Time was when an article expressing views like this would have seemed unremarkable – and plainly directed at political systems other than ours. But they are alien to Priti Patel, the home secretary, and the bulk of the cabinet and party of which she is a member. Her police and crime bill, which lost an incredible 14 divisions against successive provisions in the House of Lords last week, is a cleavage from the British democratic tradition, and an embrace of the new authoritarianism. She and her fellow cabinet ministers hold to a thin definition of democracy. Once a political party has won a majority in the House of Commons in a first-past-the-post voting system backed by a flagrantly partisan press, it should be free to do whatever it likes – override judges’ sentences or defund the BBC. Division of powers? Respect for peaceful protest? An independent judiciary? Building cross-party consensus? Winning arguments? Being held to account? Forget it.

Why protesters are worried about the police and crime bill – video report

In particular, the governing party should be free to shred the way legitimate protest is currently framed by the 1986 Public Order Act – which makes public demonstration hard enough, even if it is just within the terms of the Human Rights Act. The proposed bill, as it went to the Lords, would have criminalised protest, with protesters suffering prison or sky-high fines for not observing prohibitive new rules, about which they could not pretend they did not know if tried in court. The police and home secretary would become the arbiters of whether a protest or assembly is allowable, when it can start and finish, and they could outlaw it if it is too noisy. The police would be empowered to issue “serious disruption prevention orders” at will, arrest individuals without any cause except that they look suspicious, and imprison, for up to 51 weeks, those who “lock on” to railings. Protest in Parliament Square was to be off limits. Patel belongs in today’s Hong Kong, Beijing or Singapore – not Britain, a former beacon of democracy.

Beyond a desperation to paint Labour as being against tough law and order measures and an anxiety to show that Brexit Britain, free from obligations as an EU member state to conform with basic democratic standards, can reconceptualise itself as an Asian police state if it chooses, she and the prime minister hope to catch a popular mood. For, as opinion has become more polarised so protest has become more aggressive and imaginatively disruptive. Law-abiding citizens object to strategic roads being closed or protesters “locking on” to railings or whatever to inconvenience passersby. They may support the right to peaceful protest, but with proportionate rather than extreme disruption. Something, maybe not as draconian as proposed by Patel, surely needs to be done to set limits.

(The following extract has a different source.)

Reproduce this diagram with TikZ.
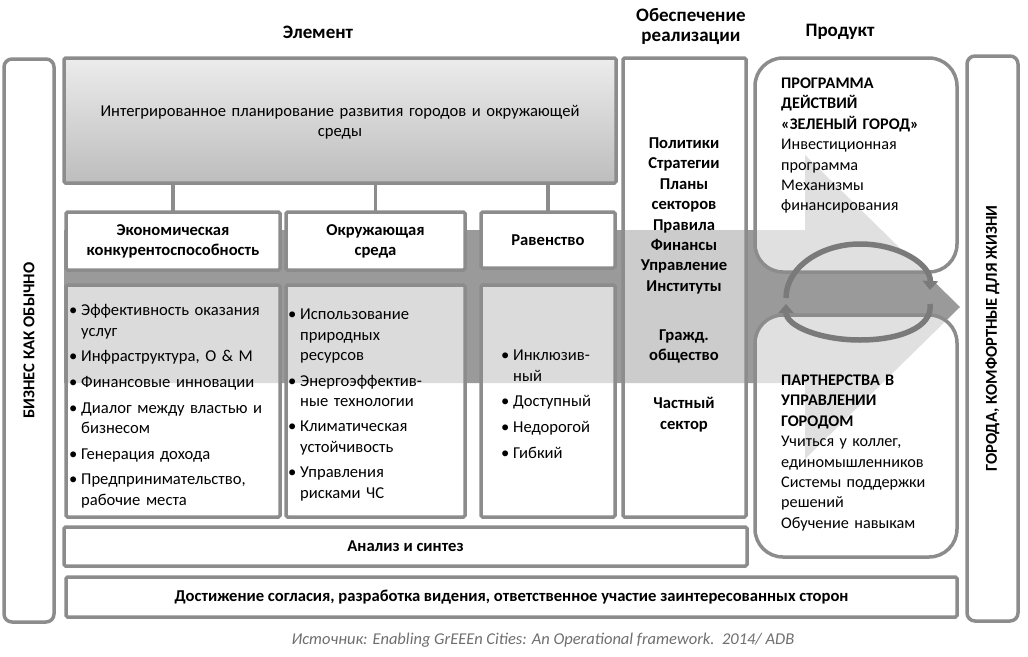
\documentclass[tikz,border=0pt]{standalone}
\usepackage{fontspec}
\setmainfont{Carlito}
\usepackage{xcolor}
\usepackage{tikz}
\usetikzlibrary{arrows.meta,positioning}
\definecolor{frame}{HTML}{8C8C8C}
\definecolor{flow}{HTML}{9A9A9A}
\definecolor{loopgray}{HTML}{7A7A7A}
\definecolor{shadetop}{HTML}{ECECEC}
\definecolor{shadebot}{HTML}{BDBDBD}
\definecolor{sourcegray}{HTML}{6E6E6E}
\newcommand\bodysize{\fontsize{16.6}{20.2}\selectfont}
% bullet item and its continuation line
\newcommand\bpt[1]{\par\vspace{5.5pt}\noindent\makebox[12pt][l]{\strut\textbullet}#1}
\newcommand\cont[1]{\par\noindent\hspace*{12pt}\strut#1}

\begin{document}
\begin{tikzpicture}[
  x=1pt, y=-1pt,
  box/.style={
    rectangle,
    draw=frame,
    line width=3.5pt,
    rounded corners=1.5pt,
    outer sep=0pt,
    anchor=north west,
    align=center,
    font=\bodysize\bfseries
  },
  plan/.style={box,top color=shadetop,bottom color=shadebot,font=\bodysize},
  head/.style={box,fill=white},
  list/.style={box,fill=white,fill opacity=0.65,text opacity=1},
  means/.style={box,fill=white,fill opacity=0.5,text opacity=1},
  product/.style={box,rounded corners=28pt,fill=white,fill opacity=0.7,text opacity=1},
  side/.style={box,rounded corners=8pt,fill=white},
  listtext/.style={anchor=north west,inner sep=0pt,align=left,font=\bodysize},
  title/.style={align=center,inner sep=0pt,font=\fontsize{19}{20}\selectfont\bfseries},
  link/.style={draw=frame,line width=3.5pt},
  loop/.style={draw=loopgray,line width=5.5pt,-{Triangle[length=9pt,width=15pt]}}
]
\useasboundingbox (0,0) rectangle (1028,656);

% column titles
\node[title] (element) at (318,32) {Элемент};
\node[title] (support) at (691,26) {Обеспечение\\реализации};
\node[title] (result) at (840,32) {Продукт};

% flow arrow behind the boxes
\fill[flow] (64,230) -- (805,230) -- (805,155) -- (960,307) -- (805,459)
  -- (805,383) -- (64,383) -- cycle;

% side bars
\node[side,minimum width=50pt,minimum height=563pt] (bau) at (4,59) {};
\node[rotate=90,font=\bodysize\bfseries] (baulabel) at (bau.center) {БИЗНЕС КАК ОБЫЧНО};
\node[side,minimum width=51pt,minimum height=565pt] (livable) at (967,56) {};
\node[rotate=90,font=\bodysize\bfseries] (livablelabel) at (livable.center) {ГОРОДА, КОМФОРТНЫЕ ДЛЯ ЖИЗНИ};

% element column
\node[plan,minimum width=552pt,minimum height=125pt] (planning) at (64,58) {};
\node[align=center,text width=500pt,font=\bodysize] (planlabel) at (340,122)
  {Интегрированное планирование развития городов и окружающей\\среды};

\node[head,minimum width=214pt,minimum height=58pt] (econ) at (66,212) {Экономическая\\конкурентоспособность};
\node[head,minimum width=179pt,minimum height=58pt] (env) at (286,212) {Окружающая\\среда};
\node[head,minimum width=134pt,minimum height=56pt] (equity) at (481,212) {Равенство};

\draw[link] (econ.north) -- (econ.north |- planning.south);
\draw[link] (env.north) -- (env.north |- planning.south);
\draw[link] (equity.north) -- (equity.north |- planning.south);

\node[list,minimum width=214pt,minimum height=232pt] (econlist) at (66,285) {};
\node[list,minimum width=179pt,minimum height=232pt] (envlist) at (286,285) {};
\node[list,minimum width=134pt,minimum height=232pt] (equitylist) at (481,285) {};

\node[listtext,text width=205pt] (econtext) at (69,290) {%
  \bpt{Эффективность оказания}\cont{услуг}
  \bpt{Инфраструктура, О \& М}
  \bpt{Финансовые инновации}
  \bpt{Диалог между властью и}\cont{бизнесом}
  \bpt{Генерация дохода}
  \bpt{Предпринимательство,}\cont{рабочие места}};
\node[listtext,text width=170pt] (envtext) at (288,294) {%
  \bpt{Использование}\cont{природных}\cont{ресурсов}
  \bpt{Энергоэффектив-}\cont{ные технологии}
  \bpt{Климатическая}\cont{устойчивость}
  \bpt{Управления}\cont{рисками ЧС}};
\node[listtext,text width=125pt] (equitytext) at (501,335) {%
  \bpt{Инклюзив-}\cont{ный}
  \bpt{Доступный}
  \bpt{Недорогой}
  \bpt{Гибкий}};

% implementation column
\node[means,minimum width=123pt,minimum height=459pt] (meansbox) at (623,58) {};
\node[anchor=north,inner sep=0pt,align=center,font=\fontsize{16.6}{20.4}\selectfont\bfseries] (meanstext) at (684,134)
  {\strut Политики\\Стратегии\\Планы\\секторов\\Правила\\Финансы\\Управление\\Институты\\[28.6pt]
   Гражд.\\общество\\[27.6pt]Частный\\сектор};

% bottom bands
\node[head,minimum width=683pt,minimum height=39pt] (analysis) at (64,527) {Анализ и синтез};
\node[head,minimum width=891pt,minimum height=40pt] (consensus) at (66,577)
  {Достижение согласия, разработка видения, ответственное участие заинтересованных сторон};

% product column
\node[product,minimum width=202pt,minimum height=214pt] (program) at (755,58) {};
\node[product,minimum width=202pt,minimum height=242pt] (partner) at (755,315) {};
\node[listtext,text width=172pt,font=\fontsize{16.2}{20.4}\selectfont] (programtext) at (781,74)
  {\strut\textbf{ПРОГРАММА}\\\textbf{ДЕЙСТВИЙ}\\\textbf{«ЗЕЛЕНЫЙ ГОРОД»}\\Инвестиционная\\программа\\Механизмы\\финансирования};
\node[listtext,text width=172pt,font=\fontsize{16.2}{20.4}\selectfont] (partnertext) at (781,371)
  {\strut\textbf{ПАРТНЕРСТВА В}\\\textbf{УПРАВЛЕНИИ}\\\textbf{ГОРОДОМ}\\Учиться у коллег,\\единомышленников\\Системы поддержки\\решений\\Обучение навыкам};

% feedback loop between the products
\coordinate (loopw) at (786,298);
\coordinate (loopn) at (860,244);
\coordinate (loope) at (930,290);
\coordinate (loops) at (860,340);
\draw[loop] (loopw) .. controls (786,268) and (820,244) .. (loopn)
  .. controls (900,244) and (931,265) .. (loope);
\draw[loop] ([yshift=-14pt]loope) .. controls (933,327) and (900,340) .. (loops)
  .. controls (820,340) and (786,326) .. ([yshift=-6pt]loopw);

% source line
\node[font=\fontsize{16.5}{19}\selectfont\itshape,text=sourcegray] (sourcenote) at (543,640)
  {Источник: Enabling GrEEEn Cities: An Operational framework.\ \ 2014/ ADB};
\end{tikzpicture}
\end{document}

The police and home secretary would be arbiters of whether a protest is allowable, when it can start and finish and if it is too noisy

Except it doesn’t. Mrs Thatcher’s Public Order Act already makes peaceful protest harder than in almost every other democracy, according the police and government exceptional powers. The flurry of additions to this police and crime bill over Christmas (extraordinary, after it had left the Commons) were explicitly aimed at environment protesters, as Patel acknowledges. It was “red meat” to appease the growing trend towards climate change scepticism on the Tory right, her natural constituency. It was wrong at every level: in principle, constitutionally and in practice – but it pleased an element in her party and her press.

In fact, the Lords did not strike out the provision that strategic roads should be protest free. The bill going back to the Commons thus permits the widening of the scope of the Public Order Act but removes most of Patel’s most egregious proposals, so that police and executive discretion to outlaw protest remain within limits. Human rights are protected.

Will Patel and Boris Johnson accept the revised bill? Given the state of the Tory party, both will see advantage in facing down the “unelected” Lords and casting themselves as the “protectors” of public order – a cynical ploy that debases them. That so much parliamentary time and effort should be consecrated to what, essentially, are third-order problems speaks volumes about the government’s priorities and lack of strategic direction – and its insouciant approach to longstanding democratic rights. The Tory party under Johnson is going rogue before our eyes; it is the new enemy within.